The Safe Haven eldercare facility in Bellevue could be shut down in two weeks unless its owners meet the city's fire code requirements as set forth in plans in November.
Bellevue Fire Chief Greg Beaver sent a certified letter to Safe Haven CEO Scott Burpee last week warning that the facility's business license would be revoked on May 2 unless it installs an approved sprinkler and alarm system.
"Hopefully, they do what they are supposed to do," Beaver said.
Bellevue Planning Director Craig Eckles said the city has been trying to get the facility into compliance to avoid a tragedy, but also to protect the city.
"We could be liable if something happened," Eckles said.
Beaver said at a City Council meeting Thursday that Safe Haven had an unapproved sprinkler system and an alarm system that would not meet current state fire codes for eldercare facilities.
"The alarm system must alert an outside agency with a 24-hour dialer on the system that calls 911," Beaver said.
Beaver said the building also did not have strobe lights and smoke detectors in every room and that Burpee recently submitted plans to the state fire marshal seeking to downgrade these system requirements.
In an interview, Burpee challenged Beaver's claim that his business is out of compliance with code.
"That's his opinion," Burpee said. "Chief Beaver and I are not in agreement on this."
Burpee said he has satisfied the Idaho Health and Welfare requirements for alarms and sprinklers at Safe Haven and that there should not be a problem.
"Our licensure is with the state of Idaho, not the city of Bellevue," he said. "Hopefully, we can work this out in the next week or two."

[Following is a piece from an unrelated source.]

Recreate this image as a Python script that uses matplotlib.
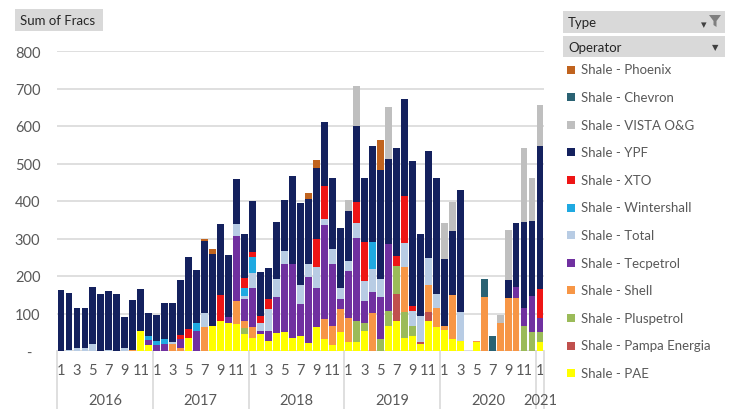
import numpy as np
import matplotlib
matplotlib.use("Agg")
import matplotlib.pyplot as plt
from matplotlib.patches import Rectangle, Polygon

plt.rcParams['font.family'] = ['Lato', 'DejaVu Sans']

# monthly fracs, Jan 2016 .. Jan 2021 (61 months)
years = ["2016", "2017", "2018", "2019", "2020", "2021"]
months_per_year = [12, 12, 12, 12, 12, 1]

PAE = [0, 0, 0, 0, 0, 0, 0, 0, 0, 0, 54, 15,
       0, 0, 0, 0, 34, 0, 0, 66, 81, 76, 72, 45,
       36, 45, 27, 48, 51, 36, 40, 22, 63, 32, 16, 50,
       25, 23, 54, 0, 0, 67, 80, 36, 41, 18, 80, 63,
       57, 32, 27, 0, 24, 0, 0, 0, 0, 0, 0, 0,
       25]
pampa = [0, 0, 0, 0, 0, 0, 0, 0, 0, 0, 0, 0,
         0, 0, 0, 0, 0, 0, 0, 0, 0, 0, 0, 0,
         0, 0, 0, 0, 0, 0, 0, 0, 0, 0, 0, 0,
         0, 0, 0, 0, 0, 0, 72, 0, 0, 5, 25, 0,
         0, 0, 0, 0, 0, 0, 0, 0, 0, 0, 0, 0,
         0]
pluspetrol = [0, 0, 0, 0, 0, 0, 0, 0, 0, 0, 0, 0,
              0, 0, 0, 0, 0, 0, 0, 0, 0, 0, 0, 17,
              0, 0, 0, 0, 0, 0, 0, 0, 0, 0, 0, 0,
              0, 57, 20, 0, 32, 40, 75, 67, 26, 0, 0, 0,
              0, 0, 0, 0, 0, 0, 0, 0, 0, 0, 67, 52,
              27]
shell = [0, 0, 0, 0, 0, 0, 0, 0, 0, 3, 0, 0,
         0, 0, 20, 8, 0, 0, 63, 0, 0, 0, 62, 19,
         27, 0, 0, 0, 0, 0, 0, 0, 0, 53, 51, 62,
         64, 0, 0, 101, 0, 0, 0, 120, 0, 0, 71, 53,
         10, 118, 0, 0, 4, 145, 0, 76, 141, 142, 0, 0,
         0]
tecpetrol = [0, 0, 0, 0, 0, 0, 0, 0, 0, 0, 0, 15,
             15, 20, 0, 23, 0, 54, 0, 0, 0, 14, 174, 57,
             106, 9, 27, 96, 180, 195, 85, 175, 106, 250, 164, 28,
             124, 222, 60, 57, 111, 178, 0, 0, 0, 0, 0, 0,
             0, 0, 0, 0, 0, 0, 0, 0, 0, 30, 49, 95,
             37]
total = [0, 3, 8, 8, 20, 0, 2, 0, 8, 0, 0, 0,
         0, 0, 3, 0, 0, 0, 38, 0, 0, 0, 30, 9,
         40, 22, 58, 47, 36, 0, 50, 34, 54, 16, 42, 28,
         27, 40, 53, 62, 48, 0, 0, 66, 40, 70, 73, 36,
         0, 0, 78, 0, 0, 0, 0, 0, 0, 0, 0, 0,
         0]
wintershall = [0, 0, 0, 0, 0, 0, 0, 0, 0, 0, 0, 10,
               12, 13, 0, 0, 0, 22, 0, 0, 0, 0, 0, 22,
               42, 0, 0, 0, 0, 0, 0, 0, 0, 0, 0, 0,
               0, 0, 0, 71, 0, 0, 0, 0, 0, 0, 0, 0,
               0, 0, 0, 0, 0, 0, 0, 0, 0, 0, 0, 0,
               0]
xto = [0, 0, 0, 0, 0, 0, 0, 0, 0, 0, 0, 0,
       0, 0, 0, 13, 25, 0, 0, 0, 68, 0, 0, 25,
       13, 18, 26, 0, 0, 0, 0, 0, 75, 89, 0, 0,
       0, 55, 105, 0, 0, 0, 26, 124, 13, 0, 0, 0,
       0, 0, 0, 0, 0, 0, 0, 0, 0, 0, 0, 0,
       76]
ypf = [163, 152, 106, 106, 150, 152, 158, 152, 84, 133, 111, 61,
       70, 94, 104, 145, 192, 139, 192, 192, 189, 165, 121, 118,
       136, 118, 83, 154, 135, 235, 221, 175, 190, 170, 189, 161,
       133, 202, 170, 257, 293, 226, 289, 259, 386, 218, 284, 310,
       179, 169, 324, 0, 0, 0, 0, 0, 48, 170, 228, 201,
       381]
vista = [0, 0, 0, 0, 0, 0, 0, 0, 0, 0, 0, 0,
         0, 0, 0, 0, 0, 0, 0, 0, 0, 0, 0, 0,
         0, 0, 0, 0, 0, 0, 0, 0, 0, 0, 0, 0,
         29, 109, 0, 0, 0, 141, 0, 0, 0, 0, 0, 0,
         95, 79, 0, 0, 0, 0, 0, 20, 133, 0, 198, 114,
         111]
chevron = [0, 0, 0, 0, 0, 0, 0, 0, 0, 0, 0, 0,
           0, 0, 0, 0, 0, 0, 0, 0, 0, 0, 0, 0,
           0, 0, 0, 0, 0, 0, 0, 0, 0, 0, 0, 0,
           0, 0, 0, 0, 0, 0, 0, 0, 0, 0, 0, 0,
           0, 0, 0, 0, 0, 46, 41, 0, 0, 0, 0, 0,
           0]
phoenix = [0, 0, 0, 0, 0, 0, 0, 0, 0, 0, 0, 0,
           0, 0, 0, 0, 0, 0, 7, 15, 0, 0, 0, 0,
           0, 0, 0, 0, 0, 0, 0, 16, 21, 0, 0, 0,
           0, 0, 0, 0, 78, 0, 0, 0, 0, 0, 0, 0,
           0, 0, 0, 0, 0, 0, 0, 0, 0, 0, 0, 0,
           0]

# stacking order, bottom to top
series = [
    ("Shale - PAE", PAE, "#FFFF00"),
    ("Shale - Pampa Energia", pampa, "#C0504D"),
    ("Shale - Pluspetrol", pluspetrol, "#9BBB59"),
    ("Shale - Shell", shell, "#F79646"),
    ("Shale - Tecpetrol", tecpetrol, "#7030A0"),
    ("Shale - Total", total, "#B8CCE4"),
    ("Shale - Wintershall", wintershall, "#1FA9E1"),
    ("Shale - XTO", xto, "#EE1515"),
    ("Shale - YPF", ypf, "#14215E"),
    ("Shale - VISTA O&G", vista, "#BFBFBF"),
    ("Shale - Chevron", chevron, "#2A6273"),
    ("Shale - Phoenix", phoenix, "#C0631E"),
]

W, H = 730, 410
fig = plt.figure(figsize=(W / 100, H / 100), dpi=100)
ax = fig.add_axes([57 / W, 1 - 352 / H, 487 / W, 300 / H])

n = len(ypf)
x = np.arange(n)
bottom = np.zeros(n)
for name, vals, col in series:
    vals = np.array(vals, dtype=float)
    ax.bar(x, vals, bottom=bottom, width=0.86, color=col, linewidth=0, zorder=3)
    bottom += vals

ax.set_xlim(-0.5, n - 0.5)
ax.set_ylim(0, 800)
ax.set_yticks(range(0, 801, 100))
ax.set_yticklabels(["-  "] + [str(v) for v in range(100, 801, 100)])
ax.grid(axis="y", color="#D9D9D9", linewidth=1.2, zorder=0)
for s in ax.spines.values():
    s.set_visible(False)
ax.axhline(0, color="#D9D9D9", linewidth=1.2, zorder=1)
ax.tick_params(axis="y", length=0, pad=12, labelsize=10.5, labelcolor="#595959")

# month labels (odd months only) and year labels
month_pos, month_lab = [], []
start = 0
for y, m in zip(years, months_per_year):
    for k in range(0, m, 2):
        month_pos.append(start + k)
        month_lab.append(str(k + 1))
    start += m
ax.set_xticks(month_pos)
ax.set_xticklabels(month_lab)
ax.tick_params(axis="x", length=0, pad=9, labelsize=10.5, labelcolor="#595959")

trans = ax.get_xaxis_transform()
start = 0
for y, m in zip(years, months_per_year):
    ax.text(start + m / 2 - 0.5, -0.165, y, transform=trans, ha="center", va="center",
            fontsize=10.5, color="#595959", clip_on=False)
    start += m
bounds = np.cumsum([0] + months_per_year) - 0.5
for b in bounds:
    ax.plot([b, b], [0, -0.2], transform=trans, color="#D9D9D9", linewidth=1.2, clip_on=False)


def box(x0, y0, w, h, fc):
    fig.patches.append(Rectangle((x0 / W, 1 - (y0 + h) / H), w / W, h / H,
                                 transform=fig.transFigure, facecolor=fc, edgecolor="none"))


# "Sum of Fracs" field button
box(15, 10, 88, 22, "#D9D9D9")
fig.text(20 / W, 1 - 21 / H, "Sum of Fracs", fontsize=9.5, color="#262626", va="center")

# field headers of the legend
box(563, 12, 162, 22, "#D9D9D9")
fig.text(568 / W, 1 - 23 / H, "Type", fontsize=9.5, color="#262626", va="center")
fig.text(701 / W, 1 - 25 / H, "▾", fontsize=8, color="#404040", va="center")
fig.patches.append(Polygon([((709) / W, 1 - 16 / H), (721 / W, 1 - 16 / H), (716.5 / W, 1 - 22 / H),
                            (716.5 / W, 1 - 28 / H), (713.5 / W, 1 - 26 / H), (713.5 / W, 1 - 22 / H)],
                           closed=True, transform=fig.transFigure, facecolor="#7F7F7F", edgecolor="none"))
box(563, 37, 162, 21, "#D9D9D9")
fig.text(568 / W, 1 - 47.5 / H, "Operator", fontsize=9.5, color="#262626", va="center")
fig.text(712 / W, 1 - 47.5 / H, "▼", fontsize=6, color="#404040", va="center")

# legend entries, top to bottom
for i, (name, vals, col) in enumerate(series[::-1]):
    yc = 70.5 + 27.6 * i
    box(567, yc - 4, 8, 8, col)
    fig.text(581 / W, 1 - yc / H, name, fontsize=9.5, color="#595959", va="center")

fig.savefig("out.png", dpi=100)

Emily Simnitt, a spokesperson for the Idaho Department of Health and Welfare, said the facility was in compliance with state rules and regulations, but would also have to satisfy local requirements in Bellevue.
"We recognize they have to meet local ordinances as well," she said.
Beaver said in an interview that any fire alarm system in the building would have to be approved by him before it meets the city's fire code requirements.
"If it has been approved, I don't know by whom," he said.
Eight people live at Safe Haven assisted-living facility on 314 S. Seventh St. Beaver said he didn't know where they would go if the business were closed.
City Council members expressed concern about the safety of the residents and said they hoped the letter would lead to fire code compliance soon.
"They (Safe Haven) have had fair warning," Councilman Brett Gelskey said.